Learning Seminar 11:00 AM-12:00 PM, GC 5417
Tao Chen, CUNY - Graduate Center, New York, NY
Title: Functional properties of Nevanlinna functions
Abstract: McMullen and Lyubich's dichotomy theorem states that a holomorphic map is either ergodic (the Julia set is the whole sphere, and the map is ergodic) or attracting (almost every point on the sphere is attracted to the post-critical set). However, it may be challenging to determine which case applied to a given map, of which the Julia set is the sphere. Recently, joint with Linda Keen and Yunping Jiang, we give a criterion to determine whether a family of Nevanlinna functions are ergodic or not. In this talk, I will give an introduction to the functional properties of these maps.

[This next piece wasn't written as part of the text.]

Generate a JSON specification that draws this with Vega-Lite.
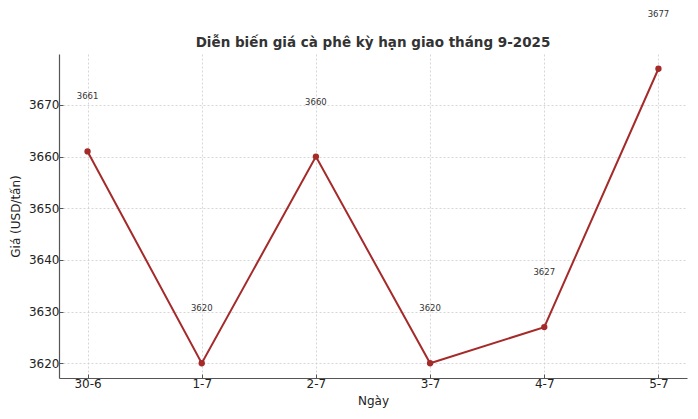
{
  "$schema": "https://vega.github.io/schema/vega-lite/v6.json",
  "autosize": "none",
  "width": 628,
  "height": 324,
  "padding": {"left": 59, "top": 54, "right": 11, "bottom": 41},
  "background": "white",
  "title": {
    "text": "Diễn biến giá cà phê kỳ hạn giao tháng 9-2025",
    "font": "DejaVu Sans",
    "fontSize": 13.5,
    "fontWeight": "bold",
    "color": "#333333",
    "offset": -40
  },
  "data": {
    "values": [
      {"day": "30-6", "price": 3661},
      {"day": "1-7", "price": 3620},
      {"day": "2-7", "price": 3660},
      {"day": "3-7", "price": 3620},
      {"day": "4-7", "price": 3627},
      {"day": "5-7", "price": 3677}
    ]
  },
  "encoding": {
    "x": {
      "field": "day",
      "type": "ordinal",
      "sort": null,
      "title": "Ngày",
      "scale": {"type": "point", "padding": 0.25},
      "axis": {"labelAngle": 0}
    },
    "y": {
      "field": "price",
      "type": "quantitative",
      "title": "Giá (USD/tấn)",
      "scale": {"domain": [3617.15, 3679.85], "nice": false, "zero": false},
      "axis": {"values": [3620, 3630, 3640, 3650, 3660, 3670], "format": "d"}
    }
  },
  "layer": [
    {"mark": {"type": "line", "color": "#a52a2a", "strokeWidth": 2}},
    {"mark": {"type": "point", "filled": true, "color": "#a52a2a", "size": 40, "opacity": 1}},
    {
      "mark": {"type": "text", "font": "DejaVu Sans", "fontSize": 8.5, "color": "#333333", "baseline": "middle", "dy": -55},
      "encoding": {"text": {"field": "price", "type": "quantitative", "format": "d"}}
    }
  ],
  "config": {
    "view": {"stroke": null},
    "axis": {
      "domainColor": "#555555",
      "domainWidth": 1.2,
      "tickColor": "#555555",
      "tickSize": -4,
      "labelFont": "DejaVu Sans",
      "labelFontSize": 12,
      "labelColor": "#222222",
      "labelPadding": 4,
      "titleFont": "DejaVu Sans",
      "titleFontSize": 12,
      "titleFontWeight": "normal",
      "titleColor": "#222222",
      "titlePadding": 6,
      "grid": true,
      "gridColor": "#cccccc",
      "gridDash": [2, 2],
      "gridWidth": 0.8
    }
  }
}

Ergodic Theory and Dynamical Systems Seminar 3:00-4:00 PM, GC 5417
Christian Wolf, CUNY - City College, New York, NY
Title: Computable Markov partitions
Abstract: Markov partitions are a powerful tool to relate the dynamics of hyperbolic systems
(Axiom A, Anosov, hyperbolic Julia sets, limit sets of iterated function systems, etc.) to a conjugate
symbolic system. In this talk we present a computational analysis version of this relation. We introduce
the notion of a computable Markov partition and show its existence for various classes of hyperbolic
systems. This allows us to obtain algorithms delivering "exact" computations for various dynamical
invariants including entropy, Hausdorff dimension, dimension of measures, etc. The results of
this talk are part of an ongoing project with Michael Burr and Tamara Kucherenko.